---------- Raw records

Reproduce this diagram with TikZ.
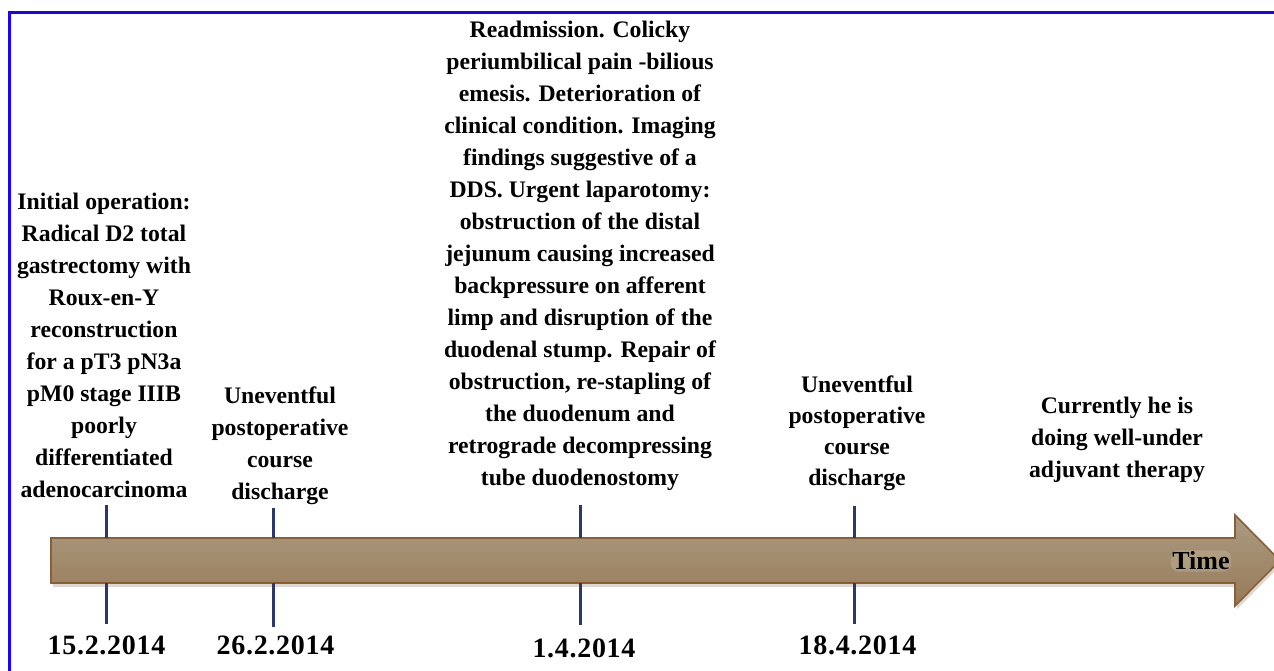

--------------------
---------- Raw records

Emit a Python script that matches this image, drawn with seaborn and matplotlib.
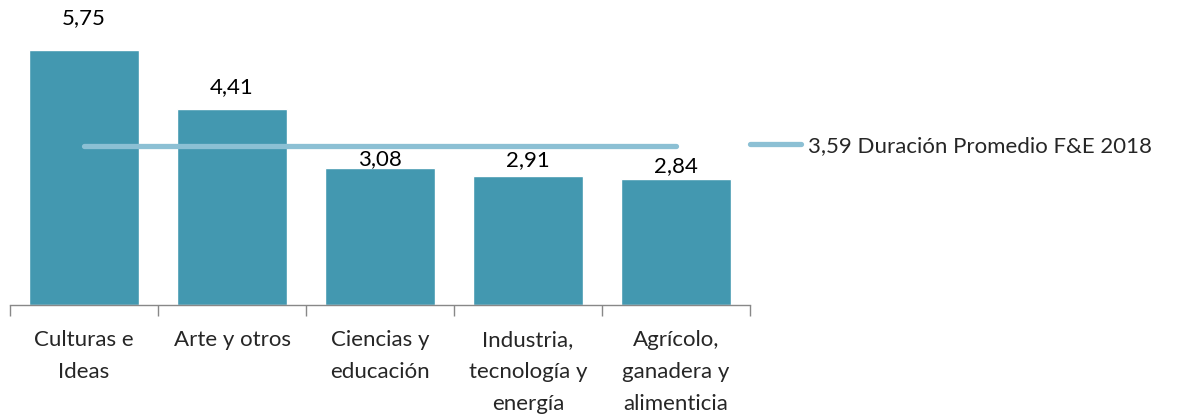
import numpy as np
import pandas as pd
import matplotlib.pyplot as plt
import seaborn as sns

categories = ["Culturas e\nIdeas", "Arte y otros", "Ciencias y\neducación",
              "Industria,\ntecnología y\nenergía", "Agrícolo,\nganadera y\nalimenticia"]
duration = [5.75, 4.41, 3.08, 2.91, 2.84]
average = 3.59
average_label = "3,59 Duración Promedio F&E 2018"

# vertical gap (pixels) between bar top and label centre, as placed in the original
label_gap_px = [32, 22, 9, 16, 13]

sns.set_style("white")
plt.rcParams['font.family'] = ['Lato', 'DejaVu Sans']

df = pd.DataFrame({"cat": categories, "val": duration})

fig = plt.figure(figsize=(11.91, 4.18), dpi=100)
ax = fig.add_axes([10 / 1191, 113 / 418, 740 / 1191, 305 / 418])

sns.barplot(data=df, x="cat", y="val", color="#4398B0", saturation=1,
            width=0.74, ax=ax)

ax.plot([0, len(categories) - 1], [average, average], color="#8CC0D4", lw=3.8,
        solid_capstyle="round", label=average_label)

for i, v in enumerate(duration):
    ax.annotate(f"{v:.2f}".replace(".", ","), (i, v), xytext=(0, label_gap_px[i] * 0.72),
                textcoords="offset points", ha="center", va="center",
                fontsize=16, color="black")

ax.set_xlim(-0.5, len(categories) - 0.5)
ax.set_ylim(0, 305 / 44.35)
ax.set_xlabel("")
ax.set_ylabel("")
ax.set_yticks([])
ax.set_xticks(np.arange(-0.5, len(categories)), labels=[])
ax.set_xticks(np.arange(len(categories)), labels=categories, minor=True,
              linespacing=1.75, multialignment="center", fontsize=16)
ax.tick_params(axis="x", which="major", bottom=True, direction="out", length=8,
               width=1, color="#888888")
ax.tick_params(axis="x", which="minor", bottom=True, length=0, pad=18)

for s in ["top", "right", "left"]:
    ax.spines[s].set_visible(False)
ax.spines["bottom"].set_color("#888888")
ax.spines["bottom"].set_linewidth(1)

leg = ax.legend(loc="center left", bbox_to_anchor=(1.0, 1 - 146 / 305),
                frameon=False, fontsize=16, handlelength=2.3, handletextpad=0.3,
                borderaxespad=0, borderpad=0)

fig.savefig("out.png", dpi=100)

--------------------
---------- Raw records

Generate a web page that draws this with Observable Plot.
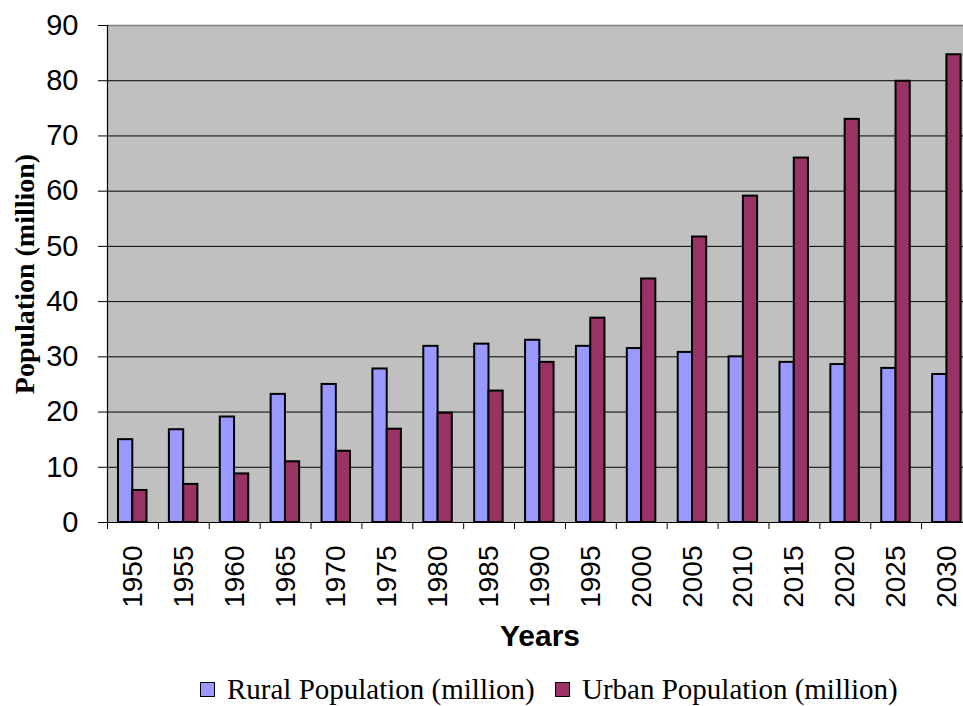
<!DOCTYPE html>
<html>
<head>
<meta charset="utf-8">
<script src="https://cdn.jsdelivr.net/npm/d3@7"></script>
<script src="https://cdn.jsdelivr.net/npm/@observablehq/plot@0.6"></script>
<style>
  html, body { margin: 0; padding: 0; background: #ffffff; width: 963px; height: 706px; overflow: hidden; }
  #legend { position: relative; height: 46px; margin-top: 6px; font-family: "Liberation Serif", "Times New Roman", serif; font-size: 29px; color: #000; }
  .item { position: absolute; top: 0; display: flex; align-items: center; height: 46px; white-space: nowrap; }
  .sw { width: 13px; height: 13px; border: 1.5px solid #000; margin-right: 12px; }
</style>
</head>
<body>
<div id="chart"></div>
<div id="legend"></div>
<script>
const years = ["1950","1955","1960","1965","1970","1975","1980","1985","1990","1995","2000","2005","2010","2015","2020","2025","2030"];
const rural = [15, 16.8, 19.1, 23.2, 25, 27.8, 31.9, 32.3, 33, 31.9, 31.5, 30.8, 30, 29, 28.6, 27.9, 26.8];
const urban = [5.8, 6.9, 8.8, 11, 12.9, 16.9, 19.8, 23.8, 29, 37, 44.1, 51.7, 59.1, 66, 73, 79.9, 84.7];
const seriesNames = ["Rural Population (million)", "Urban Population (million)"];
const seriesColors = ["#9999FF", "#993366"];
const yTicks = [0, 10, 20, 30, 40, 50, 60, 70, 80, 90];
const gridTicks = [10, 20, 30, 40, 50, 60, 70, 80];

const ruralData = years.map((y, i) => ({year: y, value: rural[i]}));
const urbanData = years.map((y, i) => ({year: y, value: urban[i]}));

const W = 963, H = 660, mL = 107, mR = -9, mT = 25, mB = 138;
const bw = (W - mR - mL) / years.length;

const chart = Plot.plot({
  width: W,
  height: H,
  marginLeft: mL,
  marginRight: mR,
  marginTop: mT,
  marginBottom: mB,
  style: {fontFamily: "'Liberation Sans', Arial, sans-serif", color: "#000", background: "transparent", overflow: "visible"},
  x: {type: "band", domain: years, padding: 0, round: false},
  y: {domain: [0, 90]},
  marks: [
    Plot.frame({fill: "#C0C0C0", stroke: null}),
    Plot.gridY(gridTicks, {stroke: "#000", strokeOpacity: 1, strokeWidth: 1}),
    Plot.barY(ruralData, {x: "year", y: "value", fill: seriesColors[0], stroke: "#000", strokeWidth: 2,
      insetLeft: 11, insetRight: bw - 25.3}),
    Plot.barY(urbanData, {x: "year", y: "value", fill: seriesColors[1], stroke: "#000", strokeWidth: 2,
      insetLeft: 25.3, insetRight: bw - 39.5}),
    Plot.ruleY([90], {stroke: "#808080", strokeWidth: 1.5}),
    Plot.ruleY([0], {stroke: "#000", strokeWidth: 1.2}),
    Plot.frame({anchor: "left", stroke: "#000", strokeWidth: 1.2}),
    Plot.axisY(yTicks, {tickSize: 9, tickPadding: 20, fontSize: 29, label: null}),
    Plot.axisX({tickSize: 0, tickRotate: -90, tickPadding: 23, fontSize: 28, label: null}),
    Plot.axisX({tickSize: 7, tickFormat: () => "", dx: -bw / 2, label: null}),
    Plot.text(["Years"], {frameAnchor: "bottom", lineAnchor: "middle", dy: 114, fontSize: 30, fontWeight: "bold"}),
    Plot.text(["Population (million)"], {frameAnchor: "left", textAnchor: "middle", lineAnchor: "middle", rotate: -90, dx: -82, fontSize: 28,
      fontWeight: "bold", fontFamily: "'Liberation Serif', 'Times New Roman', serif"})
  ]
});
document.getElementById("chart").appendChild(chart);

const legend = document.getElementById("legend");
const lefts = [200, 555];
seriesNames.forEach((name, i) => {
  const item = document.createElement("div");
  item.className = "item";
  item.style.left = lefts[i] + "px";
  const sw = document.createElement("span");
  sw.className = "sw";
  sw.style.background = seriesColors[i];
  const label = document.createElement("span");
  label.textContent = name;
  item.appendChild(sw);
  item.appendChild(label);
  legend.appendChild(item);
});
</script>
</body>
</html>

--------------------

From the listing above, repeat only the lines between the line containing "Emit a Python" and the line containing "import seaborn as sns", those two included. Pictures are not part of the copy.

Emit a Python script that matches this image, drawn with seaborn and matplotlib.
import numpy as np
import pandas as pd
import matplotlib.pyplot as plt
import seaborn as sns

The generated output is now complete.